One of the few positive developments in recent US film has been the indie sector's rediscovery of a pulpy, R-rated kind of thriller all but abandoned by the major studios in their pursuit of superhero megabucks: a rattling 100 minutes or so that would have gone over like gangbusters had it emerged on VHS back in the day, but now appears doubly exotic for appearing on a cinema screen long after the grown-ups have packed up and moved on to premium cable television. Jeremy Saulnier's Blue Ruin was one such title, Adam Wingard's You're Next and The Guest two more. Cold in July, from the team behind 2010's superior vampire pic Stake Land, takes a particular care to preserve intact pulp's wayward instincts: it demonstrates a likably subversive edge in interrogating America's enduring gun fetish, while eventually winding up somewhere closer to Death Wish. You can't say it isn't a hell of a ride, even if there are points where cautious-minded viewers might want to get off.
Jim Mickle's film, adapted from the Joe R. Lansdale novel, begins in East Texas in 1989 - the precision is noted and appreciated - where Michael C. Hall's bemulleted everyman Dane is about to find his life altered overnight after accidentally shooting dead a kid who breaks into his family's home. The police - in the form of the amenable local lieutenant (co-writer Nick Damici) - advise our hero to plead self-defence, seeking to reassure everybody in the wider community that the victim got more or less what he deserved. This doesn't, however, prevent Dane from succumbing to sleepless nights, and a mounting desire to turn his house into Fort Knox - what might seem an understandable over-reaction, were it not for the fact that his victim's ne'er-do-well pop Sam Shepard has been seen lurking nearby, muttering dark words on the theme of an eye for an eye. That, lest we forget, was the title of a 1996 potboiler starring Sally Field and Donald Sutherland, and the Mickle-Damici pairing are clearly keen to reclaim, repackage and reinvigorate that which has gone before in this field.

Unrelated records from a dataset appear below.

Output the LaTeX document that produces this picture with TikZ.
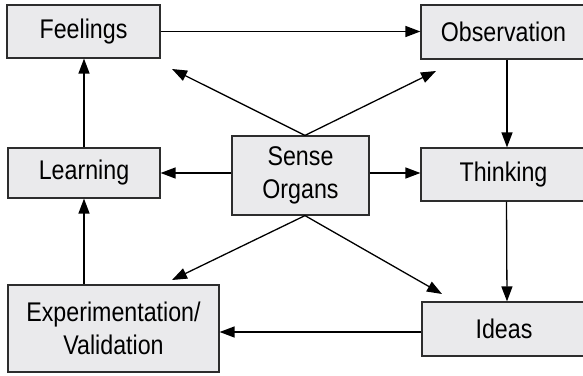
\documentclass[tikz,border=0pt]{standalone}
\usepackage{fontspec}
\setmainfont[FakeStretch=0.86]{Liberation Sans}
\usetikzlibrary{arrows.meta,calc}
\definecolor{boxfill}{RGB}{234,234,236}
\definecolor{boxline}{RGB}{45,45,45}

\begin{document}
\begin{tikzpicture}[x=0.5pt,y=-0.5pt,
    stage/.style={draw=boxline,line width=0.6pt,fill=boxfill,inner sep=0pt,
        align=center,font=\fontsize{13.5}{16.5}\selectfont},
    flow/.style={-{Triangle[length=7.5pt,width=5.5pt]},line width=0.65pt}]

    % Keep the page to the size of the picture
    \clip (0,0) rectangle (583,375);

    % The boxes of the cycle
    \node[stage,minimum width=76.5pt,minimum height=26.5pt] (feel) at (83.5,31.5) {Feelings};
    \node[stage,minimum width=82.5pt,minimum height=27pt] (obs) at (503.5,32) {Observation};
    \node[stage,minimum width=82.5pt,minimum height=26.5pt] (think) at (503.5,174.5) {Thinking};
    \node[stage,minimum width=82pt,minimum height=27pt] (ideas) at (504,329) {Ideas};
    \node[stage,minimum width=105.5pt,minimum height=43.5pt] (exper) at (113.5,328.5) {Experimentation/\\Validation};
    \node[stage,minimum width=76pt,minimum height=25pt] (learn) at (84,173) {Learning};

    % The box in the middle
    \node[stage,minimum width=68.5pt,minimum height=39.5pt] (sense) at (300.5,175.5) {Sense\\Organs};

    % Free ends of the slanted arrows
    \coordinate (tl) at (172,69);
    \coordinate (tr) at (436,71);
    \coordinate (bl) at (172,280);
    \coordinate (br) at (442,294);

    % Arrows round the cycle
    \draw[flow] (feel.east) -- (obs.west |- feel.east);
    \draw[flow] ([xshift=1.75pt]obs.south) -- ([xshift=1.75pt]think.north);
    \draw[flow] ([xshift=1.5pt]think.south) -- ([xshift=1.5pt]ideas.north);
    \draw[flow] ([yshift=-1.5pt]ideas.west) -- ([yshift=-1.5pt]exper.east |- ideas.west);
    \draw[flow] (exper.north -| learn.south) -- (learn.south);
    \draw[flow] (learn.north) -- (feel.south -| learn.north);

    % Arrows out of the sense organs
    \draw[flow] (sense.west |- learn.east) -- (learn.east);
    \draw[flow] (sense.east |- learn.east) -- (think.west |- learn.east);
    \foreach \t in {tl,tr}{
        \draw[flow] ([xshift=2.25pt]sense.north) -- (\t);
    }
    \foreach \b in {bl,br}{
        \draw[flow] ([xshift=2.25pt]sense.south) -- (\b);
    }

\end{tikzpicture}
\end{document}
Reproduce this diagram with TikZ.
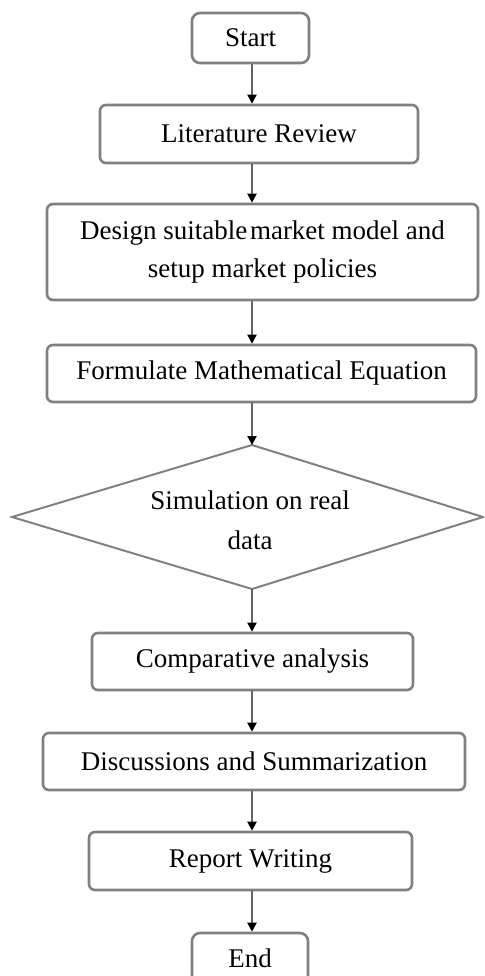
\documentclass[tikz,border=0pt]{standalone}
\usepackage{fontspec}
\setmainfont{Liberation Serif}
\usetikzlibrary{arrows.meta}
\definecolor{boxline}{RGB}{128,128,128}
\definecolor{flowline}{RGB}{100,100,100}
\begin{document}
\begin{tikzpicture}[x=1pt,y=1pt,
  stepbox/.style={draw=boxline, line width=2.6pt, rounded corners=6pt, fill=white,
    inner sep=0pt, align=center, font=\fontsize{27}{38}\selectfont},
  decisiontext/.style={inner sep=0pt, align=center, font=\fontsize{27}{40}\selectfont},
  decisionline/.style={draw=boxline, line width=2pt, line join=miter},
  flow/.style={draw=flowline, line width=2pt,
    -{Triangle[width=9pt,length=9pt,color=black]}}]
  \useasboundingbox (0,0) rectangle (484,-976);
  \clip (0,0) rectangle (484,-976);
  \fill[white] (0,0) rectangle (484,-976);

  % vertical spine the connectors run along
  \coordinate (spine) at (252,0);

  \node[stepbox, minimum width=117pt, minimum height=50pt, rounded corners=8pt]
    (start) at (250.5,-38) {Start};
  \node[stepbox, minimum width=318pt, minimum height=58pt]
    (lit) at (259,-134) {Literature Review};
  \node[stepbox, minimum width=431pt, minimum height=96pt]
    (design) at (262.5,-252) {Design suitable\hspace{0.1em}market model and\\setup market policies};
  \node[stepbox, minimum width=429pt, minimum height=57pt]
    (formulate) at (261.5,-373.5) {Formulate Mathematical Equation};

  % decision: outline through its four corners, text in the middle
  \coordinate (simtop) at (252,-445);
  \coordinate (simright) at (483,-517);
  \coordinate (simbottom) at (252,-589);
  \coordinate (simleft) at (12,-517);
  \draw[decisionline] (simtop) -- (simright) -- (simbottom) -- (simleft) -- cycle;
  \node[decisiontext] (sim) at (250,-520) {Simulation on real\\data};

  \node[stepbox, minimum width=321pt, minimum height=57pt]
    (compare) at (252.5,-661.5) {Comparative analysis};
  \node[stepbox, minimum width=422pt, minimum height=57pt]
    (discuss) at (254,-761.5) {Discussions and Summarization};
  \node[stepbox, minimum width=323pt, minimum height=58pt]
    (report) at (250.5,-861) {Report Writing};
  \node[stepbox, minimum width=116pt, minimum height=50pt, rounded corners=8pt]
    (end) at (250,-958) {End};

  \draw[flow] (start.south -| spine) -- (lit.north -| spine);
  \draw[flow] (lit.south -| spine) -- (design.north -| spine);
  \draw[flow] (design.south -| spine) -- (formulate.north -| spine);
  \draw[flow] (formulate.south -| spine) -- (simtop);
  \draw[flow] (simbottom) -- (compare.north -| simbottom);
  \draw[flow] (compare.south -| spine) -- (discuss.north -| spine);
  \draw[flow] (discuss.south -| spine) -- (report.north -| spine);
  \draw[flow] (report.south -| spine) -- (end.north -| spine);
\end{tikzpicture}
\end{document}
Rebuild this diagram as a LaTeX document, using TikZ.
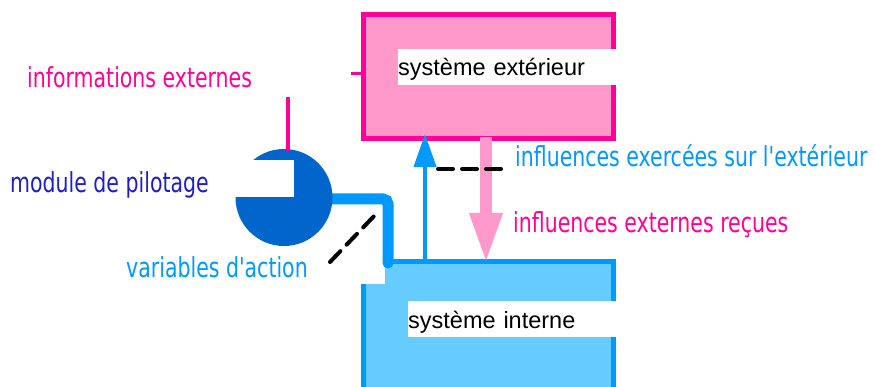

There's an element or two of the 1990s home-invasion cycle in here, unmistakably: characters hiding in crawlspaces, a fairly negligible role for Vinessa Shaw as Hall's missus, for this remains a subgenre chiefly concerned with the things a man's gotta do. Yet with a notable economy and virtuosity, this first plot movement gets resolved within a half-hour, leaving Dane to pursue what amounts to a nagging doubt for the remainder of the running time; what should be an open-and-shut case instead gives way to a Texan free-for-all, involving Don Johnson as a larger-than-life PI known as Jim Bob and representatives of the so-called Dixie Mafia. In this respect, Cold in July may have more in common with the second season of TV's Fargo, another shifting, multi-character piece of the kind the studios now shy away from. The risk - and it's one the studios are all too aware of - is that you lose viewers while warping from one film into another; certainly Cold in July, toggling between the James Ellroy and Carl Hiaasen schools of crime fiction, becomes a jokier proposition in its second hour, and it feels both a strength and a liability that we cannot ever pin it down.
Nevertheless, it emerges as yet another effective calling card for the flexible Mickle to demonstrate he can do pretty much anything, handed the opportunity and the appropriate resources. Before Lansdale's narrative succumbs to the trashy business of snuff tapes and luridly lit rooms, he shows a real knack for drawing us into his hero's troubled headspace, having Dane zone out with delayed panic at a level crossing or while watching a couple's most public PDA aboard a Greyhound bus; with Damici's assistance, he also very deftly inserts an extra question mark here and there as to just how these grown men's behaviour has come to impact upon their offspring. As in Stake Land, the filmmakers appear entirely assured in building a close-knit ensemble of actors who work consistently well together as their characters find out new and surprising facts about one another: Hall, who did such tremendous, filigreed work on TV in Six Feet Under and Dexter that he absolutely deserves a big-screen showcase, is very good at conveying Dane's restlessness, his inability to find peace once his cage has been decisively rattled. Whether mainstream movies can accommodate his subtle gifts at the moment is another matter entirely.